Observations were only conducted at lunch and it is possible that tablemate interactions vary with time of day. The findings cannot be generalized at this point to higher levels of care, although it is likely that similar types of interactions occur in these environments, although with less frequent and perhaps more commonly between resident and staff rather than amongst residents (Paquet et al. 2008). Limited observation vantage points affected whether observers could see or hear interactions, and likely influenced how some tables interacted, especially in earlier observations. Further, some aspects of the social environment are not readily observable; some residents told us that the quality of conversation at their tables were dependent on such things as companionship. Future work should include interviews with residents to more fully understand the meaningfulness of social interactions, especially determining the value of different forms of social interaction as well as any mediating factors (Weingarten 1991; Hubbard et al. 2003). Future studies should also examine the effect of social interaction on appetite and food intake by residents and how social interaction is influenced by physical spaces, number of dining companions or table set-up, as well as resident choice in seating. Particular attention to the influence of dementia on social interaction is needed as larger proportions of residents in care present with this challenge.

Implications

Despite the noted limitations of this exploratory study, recommendations for changing facility practice can be made at this time. If possible, facilities should investigate how they can support choice of mealtime table location and tablemate (McKee et al. 1999) so that the social and physical environments are to the preference of residents. For example, a more ‘restaurant style’ offering could be provided, where tablemates make reservations for a table with names of tablemates, or show up to the dining hall as groups ready to be seated by staff.
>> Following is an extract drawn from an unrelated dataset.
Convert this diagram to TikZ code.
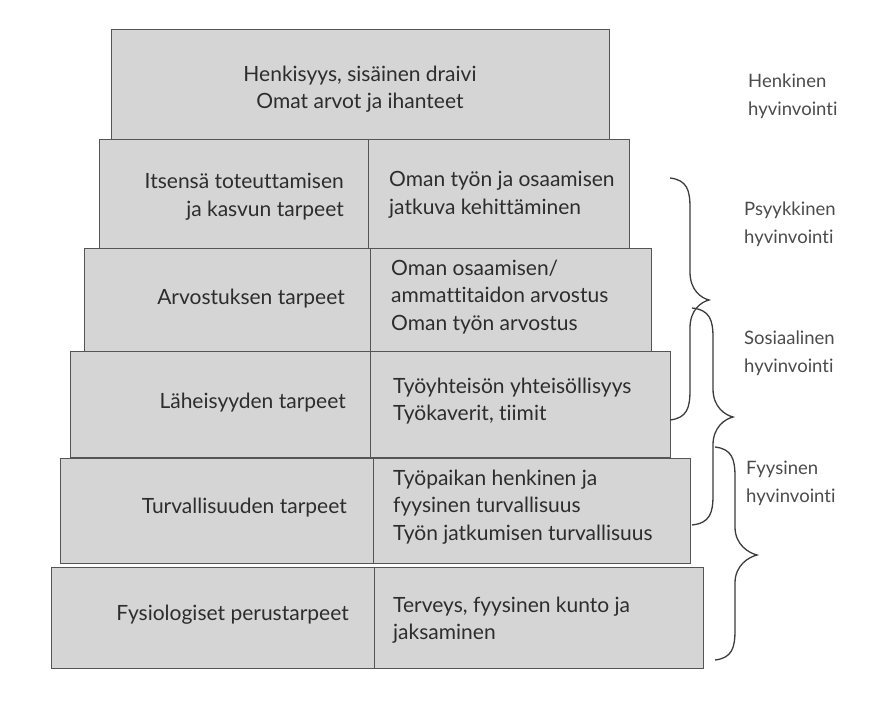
\documentclass[tikz,border=0pt]{standalone}
\usepackage{fontspec}
\setmainfont{Lato}[Ligatures=NoCommon]
\definecolor{boxfill}{RGB}{213,213,213}
\definecolor{boxline}{RGB}{85,85,85}
\definecolor{txt}{RGB}{45,45,45}
\definecolor{lblc}{RGB}{75,75,75}
\definecolor{bracec}{RGB}{60,60,60}
\newcommand\fs{\fontsize{21}{27.5}\selectfont}
\newcommand\fl{\fontsize{18.5}{28}\selectfont}
\newcommand\curlybr[6]{% xe, ytop, ybot, xspine, xtip, ymid
  \draw[brc] (#1,#2) .. controls ({#4-3},{#2+2}) and (#4,{#2+12}) .. (#4,{#2+30})
    -- (#4,{#6-28})
    .. controls (#4,{#6-10}) and ({#5-8},{#6-2}) .. (#5,#6)
    .. controls ({#5-8},{#6+2}) and (#4,{#6+10}) .. (#4,{#6+28})
    -- (#4,{#3-30})
    .. controls (#4,{#3-12}) and ({#4-3},{#3-2}) .. (#1,#3);}
\begin{document}
\begin{tikzpicture}[x=1pt,y=-1pt,
  cell/.style={draw=boxline, line width=1pt, fill=boxfill, rectangle, inner sep=0pt, anchor=north west},
  ct/.style={anchor=center, align=center, text=txt, font=\fs, inner sep=0pt},
  lt/.style={anchor=east, align=right, text=txt, font=\fs, inner sep=0pt},
  rt/.style={anchor=west, align=left, text=txt, font=\fs, inner sep=0pt},
  lbl/.style={anchor=west, align=left, text=lblc, font=\fl, inner sep=0pt},
  brc/.style={draw=bracec, line width=1.3pt}]
\useasboundingbox (0,0) rectangle (870,711);
% cells
\node[cell, minimum width=498pt, minimum height=111pt] (c1) at (111,29) {};
\node[cell, minimum width=269pt, minimum height=110pt] (c2l) at (99,139) {};
\node[cell, minimum width=261pt, minimum height=110pt] (c2r) at (368,139) {};
\node[cell, minimum width=286pt, minimum height=104pt] (c3l) at (84,248) {};
\node[cell, minimum width=281pt, minimum height=104pt] (c3r) at (370,248) {};
\node[cell, minimum width=300pt, minimum height=106pt] (c4l) at (70,351) {};
\node[cell, minimum width=300pt, minimum height=106pt] (c4r) at (370,351) {};
\node[cell, minimum width=313pt, minimum height=105pt] (c5l) at (60,458) {};
\node[cell, minimum width=317pt, minimum height=105pt] (c5r) at (373,458) {};
\node[cell, minimum width=323pt, minimum height=101pt] (c6l) at (51,567) {};
\node[cell, minimum width=329pt, minimum height=101pt] (c6r) at (374,567) {};
% texts
\node[ct] (t1) at (360,89) {Henkisyys, sisäinen draivi\\Omat arvot ja ihanteet};
\node[lt] (t2l) at (344,197) {Itsensä toteuttamisen\\ja kasvun tarpeet};
\node[rt] (t2r) at (389,195) {Oman työn ja osaamisen\\jatkuva kehittäminen};
\node[lt] (t3l) at (345,299) {Arvostuksen tarpeet};
\node[rt] (t3r) at (391,297) {Oman osaamisen/\\ammattitaidon arvostus\\Oman työn arvostus};
\node[lt] (t4l) at (346,403) {Läheisyyden tarpeet};
\node[rt] (t4r) at (393,401) {Työyhteisön yhteisöllisyys\\Työkaverit, tiimit};
\node[lt] (t5l) at (347,508) {Turvallisuuden tarpeet};
\node[rt] (t5r) at (393,507) {Työpaikan henkinen ja\\fyysinen turvallisuus\\Työn jatkumisen turvallisuus};
\node[lt] (t6l) at (349,615) {Fysiologiset perustarpeet};
\node[rt] (t6r) at (393,620) {Terveys, fyysinen kunto ja\\jaksaminen};
% braces
\curlybr{670}{178}{420}{690}{709}{300}
\curlybr{692}{308}{525}{713}{733}{417}
\curlybr{715}{447}{660}{735}{757}{555}
% labels
\node[lbl] (l1) at (748,96) {Henkinen\\hyvinvointi};
\node[lbl] (l2) at (744,224) {Psyykkinen\\hyvinvointi};
\node[lbl] (l3) at (744,353) {Sosiaalinen\\hyvinvointi};
\node[lbl] (l4) at (746,483) {Fyysinen\\hyvinvointi};
\end{tikzpicture}
\end{document}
Further, staff need to be educated on their important role in stimulating table interactions and helping residents to feel included and part of the group when interactions occur amongst staff and residents. ‘Playing favourites’ was something alluded to by both staff and residents in their side conversations with the research team, and this has the potential to affect quality of life and adaptation to facility living. To stimulate interactions amongst residents, table tents, flyers or other items that stimulate conversation could be introduced.

Conclusion

Examining mealtime is useful when trying to understand social and psychological health of older adults living in institutions, as it is a major social event of the day and may be one of the few activities that offers opportunities to socially interact with consistent companions. Mental attitude and relationships with caregivers and other residents are important to ‘thriving’ in nursing homes (Bergland and Kirkevold 2005); thus effort to improve attitudes and develop relationships in the mealtime context is important. Many things influence interactions and the facilitation role of staff and supportive leader residents can be called upon to initiate more social interaction amongst tablemates. Although exploratory, this research suggests several ways in which facilities can support social interaction amongst tablemates. Future work needs to empirically demonstrate the connection between staff–resident interaction and the effect on subsequent table interactions as well as the linkages between social interactions, their influences, appetite (Wikby and Fägerskiöld 2004) and quality of life in institutional environments.